Kamis, 27 September 2012

Benarkah Islam Agama Teroris?


Akhir-akhir ini wajah dunia islam terkoyak. Beberapa kasus bom dan kekerasan segelintir kelompok minoritas seolah-olah menjadi pembenar bahwa islam adalah agama teroris. Benarkah demikian? Inilah komentar Habib Shaleh al-Jufri, Ketua Umum Majelis Muwasholah Baina Ulail Muslimin Indonesia yang memiliki jaringan seribuan pesantren di Nusantara. Tulisan ini merupakan resume dari wawancara penulis di Aula Pascasarjana UPN Veteran Surabaya beberapa waktu lalu.

Fitnah Besar
Tahun-tahun ini merupakan duka besar bagi umat islam. Berbagai tragedi kekerasan melekat pada wajah islam yang damai. Pengeboman dari satu tempat ke tempat lain menjadi alamat agama yang sebenarnya melarang kekerasan. 
Tragedi awal adalah runtuhnya gedung WTC yang hingga sekarang masih diperselisihkan kebenaran fakta pelakunya. Namun kejadian itu telah merembet hingga menjadi awal perang terhadap terorisme yang disandarkan pada agama Islam. Besar kemungkinan ini termasuk propaganda musuh-musuh islam yang ingin mencitrakan islam sebagai agama kekerasan. 
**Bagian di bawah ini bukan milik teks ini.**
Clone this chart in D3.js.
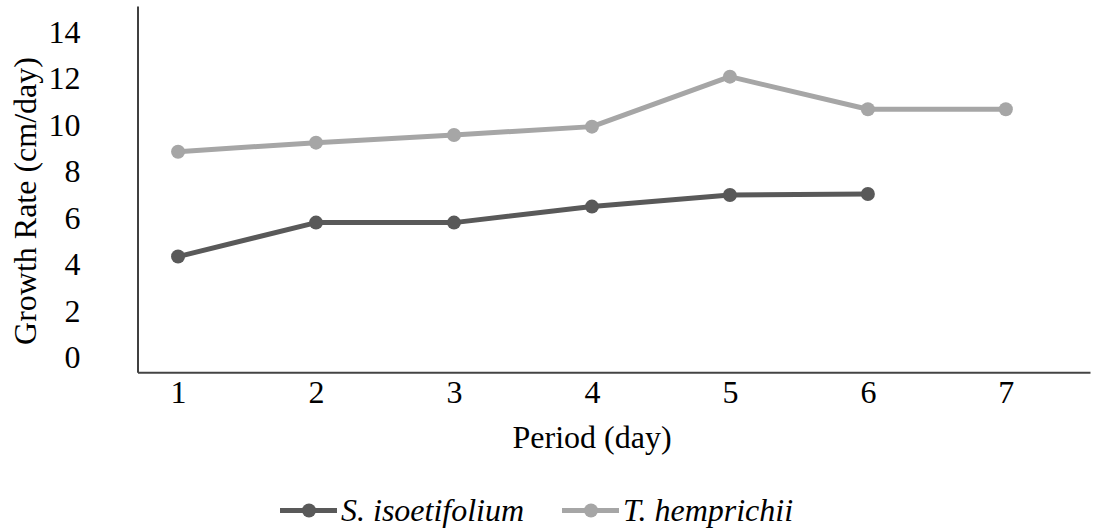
<!DOCTYPE html>
<html>
<head>
<meta charset="utf-8">
<script src="https://cdn.jsdelivr.net/npm/d3@7"></script>
<style>
  body { margin: 0; background: #fff; }
</style>
</head>
<body>
<div class="plot"></div>
<script>
// chart values
const periods = [1, 2, 3, 4, 5, 6, 7];
const yTicks = [0, 2, 4, 6, 8, 10, 12, 14];
const sIsoetifolium = [4.32, 5.78, 5.78, 6.47, 6.97, 7.01];
const tHemprichii = [8.83, 9.22, 9.55, 9.91, 12.06, 10.66, 10.66];
const seriesNames = ["S. isoetifolium", "T. hemprichii"];
const seriesColors = ["#595959", "#a6a6a6"];

const serif = "'Liberation Serif', 'DejaVu Serif', serif";
const width = 1100,
    height = 529;

const svg = d3.select(".plot").append("svg")
    .attr("width", width)
    .attr("height", height)
    .attr("font-family", serif);

const xScale = d3.scaleLinear() //x
    .domain([0.706, 7.61])
    .range([137.5, 1090]);
const yScale = d3.scaleLinear() //y
    .domain([-0.66, 15.1])
    .range([372.3, 6]);

const xAxis = d3.axisBottom(xScale).tickValues(periods).tickFormat(d3.format("d"))
    .tickSize(0).tickPadding(8);
const yAxis = d3.axisLeft(yScale).tickValues(yTicks).tickFormat(d3.format("d"))
    .tickSize(0).tickPadding(57);

// y axis
const gy = svg.append("g")
    .attr("transform", "translate(137.5,0)")
    .call(yAxis)
    .attr("font-family", serif)
    .attr("font-size", 32);
gy.select(".domain").attr("stroke", "#000").attr("stroke-width", 1.5);
gy.selectAll("text").attr("dy", "0.34em").attr("fill", "#000");

// x axis
const gx = svg.append("g")
    .attr("transform", "translate(0,372.3)")
    .call(xAxis)
    .attr("font-family", serif)
    .attr("font-size", 32);
gx.select(".domain").attr("stroke", "#444").attr("stroke-width", 2);
gx.selectAll("text").attr("fill", "#000");

// axis titles
svg.append("text")
    .attr("text-anchor", "middle")
    .attr("x", 592)
    .attr("y", 448)
    .attr("font-size", 32)
    .text("Period (day)");

svg.append("text")
    .attr("text-anchor", "middle")
    .attr("transform", "translate(36,201) rotate(-90)")
    .attr("font-size", 32)
    .text("Growth Rate (cm/day)");

// lines + dots
const line = d3.line()
    .x((d, i) => xScale(periods[i]))
    .y(d => yScale(d));

[sIsoetifolium, tHemprichii].forEach(function(vals, k) {
    svg.append("path")
        .datum(vals)
        .attr("fill", "none")
        .attr("stroke", seriesColors[k])
        .attr("stroke-width", 5)
        .attr("stroke-linejoin", "round")
        .attr("d", line);

    svg.append("g").selectAll("circle")
        .data(vals)
        .enter()
        .append("circle")
        .attr("cx", (d, i) => xScale(periods[i]))
        .attr("cy", d => yScale(d))
        .attr("r", 7)
        .attr("fill", seriesColors[k]);
});

// legend
const legendX = [280, 562];
const legend = svg.append("g").selectAll("g")
    .data(seriesNames)
    .enter()
    .append("g")
    .attr("transform", (d, i) => "translate(" + legendX[i] + ",510.5)");

legend.append("line")
    .attr("x1", 0).attr("x2", 57)
    .attr("stroke", (d, i) => seriesColors[i])
    .attr("stroke-width", 5);
legend.append("circle")
    .attr("cx", 29)
    .attr("r", 7)
    .attr("fill", (d, i) => seriesColors[i]);
legend.append("text")
    .attr("x", 61)
    .attr("y", 10)
    .attr("font-size", 32)
    .attr("font-style", "italic")
    .text(d => d);
</script>
</body>
</html>
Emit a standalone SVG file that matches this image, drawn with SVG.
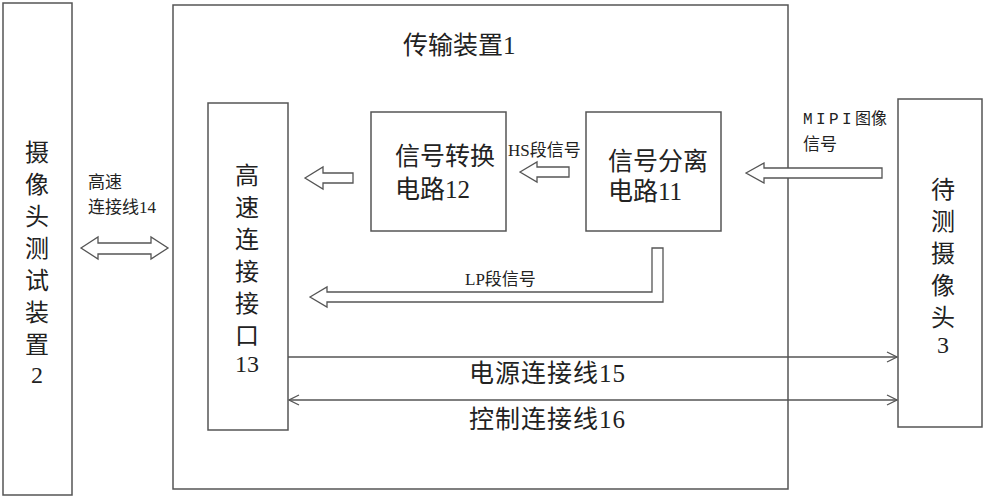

Rasulullah tidak Mengajarkan Kekerasan
Kebaikan dan kemungkaran merupakan dua nama yang tidak bisa dipisahkan dalam realitasnya. Rasulullah mengajarkan kita agar merubah kemungkaran dengan cara-cara yang tidak mungkar. Beliau memberi aturan yang baik dan jelas.
Dalam sebuah hadits, beliau memberikan tiga konsep perubahan, yaitu: merubah dengan tangan (kekuasaan), merubah dengan lisan, dan merubah dengan hati. Masing-masing posisi memiliki fungsi dan tempat yang berbeda. Perubahan dengan kekuasaan merupakan bagian dari tugas Negara melalui aturan-aturan hukum. Perubahan lisan merupakan bagian dari ulama melalui fatwa, mauidhoh, dan lain sebagainya. Sedangkan perubahan hati atau doa adalah untuk kalangan umum umat muslimin.
Redaksi hadits di atas menggunakan istilah perubahan bukan penghancuran. Logikanya, bagaimana caranya umat yang kurang baik menjadi baik dan mungkar menjadi shaleh. Perubahan itu harus dengan tahapan-tahapan yang benar.
Selain itu, semua pihak harus berada pada posisinya. Seorang aparatur harus menggunakan pengaruhnya untuk menghalau semaksimal mungkin kemungkaran.  Seorang ulama menyampaikan ilmunya tentang kebajikan. Sedangkan masyarakat awam berdoa dengan hati yang ikhlas dan khuduk akan sirnanya kemungkaran.
Jangan sampai kemudian terjadi timpang tindih yang tidak karuan. Birokrasi berceramah kemana-mana tentang agama sementara apa yang disampaikan tidak sesuai dengan ilmu yang benar. Ulama melakukan tindak kekerasan tanpa proses hukum yang jelas. Begitu pula orang awam yang tidak berada pada posisinya. Bukankan kerusakan besar jika seorang ulama mendiamkan ilmunya. Apalagi orang awam yang mengaku orang alim dengan berbicara banyak hal namun hakekatnya dia sendiri tidak mengetahuinya.

Dakwah Budaya Walisongo
Kita bersyukur hidup di Indonesia. Negara yang berpenduduk muslim terbesar dunia. Islam masuk ke nusantara tidak melewati pertumpahan darah namun dengan jalan yang damai.
Adalah Walisongo, perkumpulan para dai yang mengislamkan nusantara. Pengaruh-pengaruh mereka hingga kini dapat kita rasakah meski telah melewati waktu ratusan tahun. ini menunjukkan betapa dakwah mereka menancap kuat di hati dan bumi negeri ini.
Mereka mengajarkan islam dengan memasuki budaya-budaya setempat. Mengajarkan agama dengan lagu-lagu yang baik, berdagang, dan menikah. Tidak ada gerakan kekerasan. Namun hasilnya luar biasa, mayoritas penduduk nusantara memilih ajaran Nabi Muhammad ini sebagai pedoman hidup. Mari kita meniru dakwah mereka, merubah kemungkaran dengan cara-cara yang santun.